Former South Carolina Governor Mark Sanford announced that he is engaged to marry his Argentinian girlfriend. Then New Jersey Governor Chris Christie announced he’s engaged to marry an Argentinian Steakhouse.
Taco Bell has announced a new morning drink, a mixture of Mountain Dew and orange juice that contains 17 teaspoons of sugar. Which explains their new slogan, “Taco Bell: Live Mas, Die Young.”
Bill Nye the Science Guy released a video on YouTube this week asking parents to not teach their children to deny evolution. The video received 60,000 opposable thumbs up.
During her speech at the Republican National Convention, Ann Romney repeatedly referred to her husband as “That boy I met at a school dance.” Then in his acceptance speech, Mitt referred to Ann as “That girl I strapped to the roof of my van.”
Organizers of the Republican National Convention canceled scheduled events on Monday in Tampa over concerns about Hurricane Isaac. They were then forced to squeeze four days of lies into three.
According to a new report from Yellowstone National Park, bears are not attracted to the odors of women menstruating. So, welcome to the club, bears.
School officials at a pre-school in Nebraska want a 3 year-old deaf boy to stop signing his name because the gesture resembles a gun. But Nebraska’s a red state, so he’s allowed to bring a real gun to school.

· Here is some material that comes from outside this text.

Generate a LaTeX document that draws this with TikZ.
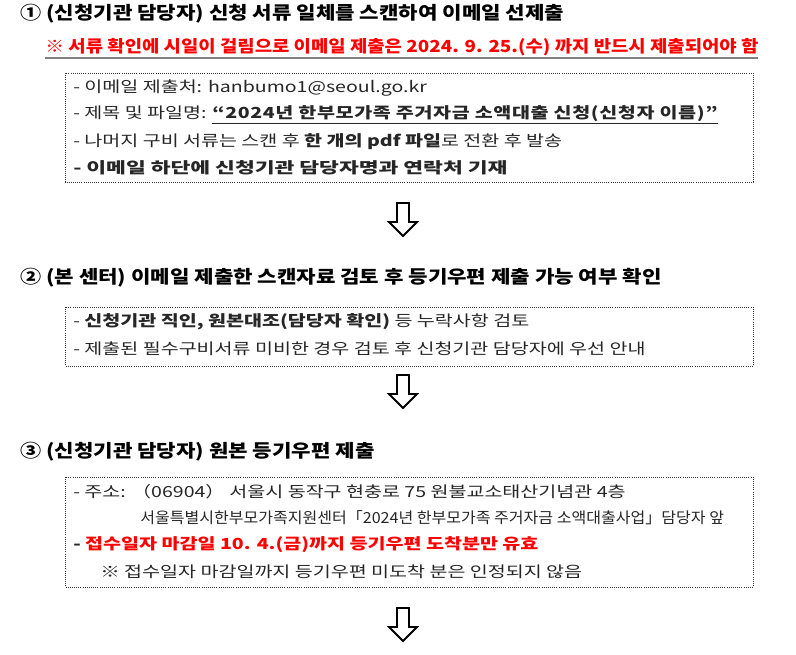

A Colorado man, who has been working for 63 years, was named by Guinness Records as the longest serving flight attendant ever. If he makes it to 65 years, he’ll be charged a retirement fee.
It was announced that Olympic Gymnast Aly Raisman will be inducted into the National Jewish Sports Hall of Fame. She’ll join Sandy Koufax of the LA Dodgers and Rudi Stein of the Bad News Bears.
The Egg McMuffin just turned 40. Not the product line, but the one you’re actually eating.